Дельных офицеров по-прежнему было мало. В феврале Вашингтон получил письмо от Бенедикта Арнольда с просьбой об отставке — Конгресс обошел его при производстве в чины, не присвоив звания генерал-майора. Вашингтон отставку не принял и написал Конгрессу, пытаясь поправить дело: если раздавать чины по политическим мотивам, можно потерять как минимум двух-трех очень хороших командиров.
Сам он теперь сражался с кучей бумаг. С утра до вечера приходилось выслушивать просьбы и отвечать на письма соискателей различных должностей. Времени не хватало ни на что. Брату Сэмюэлу хотелось иметь его портрет, но позировать художнику было некогда: он вел огромную переписку с Конгрессом, властями разных штатов и прочими структурами. Джордж освоил «телеграфный стиль»: его письма были краткими, ясными и содержательными, без лишних слов. Большую часть этой работы он передоверил помощникам, однако всегда прочитывал написанное ими, правил черновики, добиваясь соответствия установленному им стандарту, так что в конце концов письма, составленные другими, перестали отличаться от его собственных. При этом Вашингтон остался педантом и аккуратистом: заставлял переписывать бумагу, если там была хоть одна помарка.

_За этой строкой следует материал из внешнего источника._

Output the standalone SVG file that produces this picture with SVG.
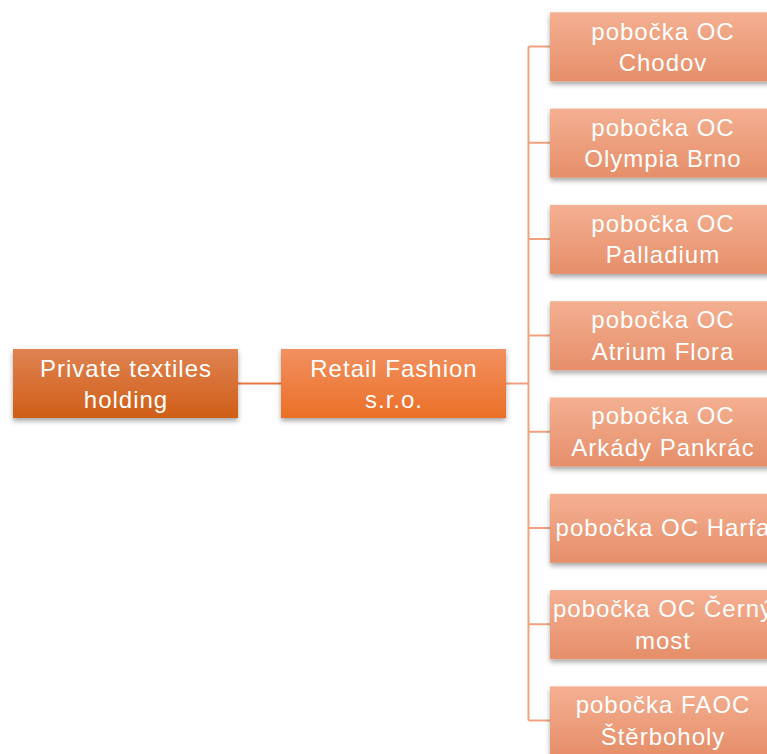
<svg xmlns="http://www.w3.org/2000/svg" width="767" height="754" viewBox="0 0 767 754">
<defs>
<linearGradient id="gRoot" x1="0" y1="0" x2="0" y2="1"><stop offset="0" stop-color="#df8352"/><stop offset="1" stop-color="#d05e17"/></linearGradient>
<linearGradient id="gMid" x1="0" y1="0" x2="0" y2="1"><stop offset="0" stop-color="#f29160"/><stop offset="1" stop-color="#eb6f27"/></linearGradient>
<linearGradient id="gLeaf" x1="0" y1="0" x2="0" y2="1"><stop offset="0" stop-color="#f4b092"/><stop offset="1" stop-color="#e68e69"/></linearGradient>
<filter id="sh" x="-10%" y="-20%" width="120%" height="150%"><feDropShadow dx="0" dy="3" stdDeviation="2.5" flood-color="#000" flood-opacity="0.35"/></filter>
</defs>
<style>
text{font-family:"Liberation Sans",Arial,sans-serif;font-size:24px;letter-spacing:1px;fill:#ffffff;text-anchor:middle}
.leaf rect{fill:url(#gLeaf);filter:url(#sh)}
.conn{stroke:#f0a27f;stroke-width:2;fill:none}
</style>
<rect width="767" height="754" fill="#ffffff"/>
<g id="connectors">
<line x1="238" y1="383.5" x2="281" y2="383.5" stroke="#e8793e" stroke-width="2"/>
<path class="conn" d="M506 383.5H528.5M528.5 46.5V720.5M528.5 46.5H550M528.5 142.8H550M528.5 239.1H550M528.5 335.4H550M528.5 431.7H550M528.5 528H550M528.5 624.3H550M528.5 720.5H550"/>
</g>
<g id="root"><rect x="13" y="349" width="225" height="69" fill="url(#gRoot)" filter="url(#sh)"/><text x="126" y="377">Private textiles</text><text x="126" y="408">holding</text></g>
<g id="retail"><rect x="281" y="349" width="225" height="69" fill="url(#gMid)" filter="url(#sh)"/><text x="394" y="377">Retail Fashion</text><text x="394" y="408">s.r.o.</text></g>
<g id="chodov" class="leaf"><rect x="550" y="12.3" width="225" height="69"/><text x="663" y="39.5">pobočka OC</text><text x="663" y="71">Chodov</text></g>
<g id="olympia" class="leaf"><rect x="550" y="108.6" width="225" height="69"/><text x="663" y="136">pobočka OC</text><text x="663" y="167">Olympia Brno</text></g>
<g id="palladium" class="leaf"><rect x="550" y="204.9" width="225" height="69"/><text x="663" y="232">pobočka OC</text><text x="663" y="263">Palladium</text></g>
<g id="atrium" class="leaf"><rect x="550" y="301.2" width="225" height="69"/><text x="663" y="328">pobočka OC</text><text x="663" y="360">Atrium Flora</text></g>
<g id="arkady" class="leaf"><rect x="550" y="397.5" width="225" height="69"/><text x="663" y="424">pobočka OC</text><text x="663" y="456">Arkády Pankrác</text></g>
<g id="harfa" class="leaf"><rect x="550" y="493.8" width="225" height="69"/><text x="663" y="536">pobočka OC Harfa</text></g>
<g id="cerny" class="leaf"><rect x="550" y="590.1" width="225" height="69"/><text x="663" y="617">pobočka OC Černý</text><text x="663" y="649">most</text></g>
<g id="faoc" class="leaf"><rect x="550" y="686.4" width="225" height="69"/><text x="663" y="713">pobočka FAOC</text><text x="663" y="745">Štěrboholy</text></g>
</svg>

С 1 марта в штат помощников главнокомандующего был зачислен 22-летний артиллерист Александр Гамильтон, оказавшийся очень способным штабистом. В отличие от всех остальных членов свиты, он был незаконнорожденным и «пришлым» (родился на острове Невис, а юные годы провел на острове Санта-Крус), зато являлся таким же перфекционистом, как сам Вашингтон, и «думал и писал так же, как он». Гамильтон часто присутствовал на военных советах и был в курсе всех событий. Вашингтон, не обладавший способностью быстро принимать решения, использовал военные советы, чтобы рассмотреть вопрос со всех сторон и выбрать лучший из предложенных вариантов, а затем упорно воплощать его в жизнь. Критики он не боялся. «Я не умру, если услышу обвинения в действительных или мнимых ошибках», — сказал он как-то Джозефу Риду. Зато Гамильтон был нетерпим к человеческим слабостям и не умел сдерживать эмоций. Несмотря на всё свое обаяние, он был слишком горд и упрям. Вашингтона он глубоко уважал за храбрость, патриотизм и честность, но считал посредственным полководцем и придирчивым брюзгой.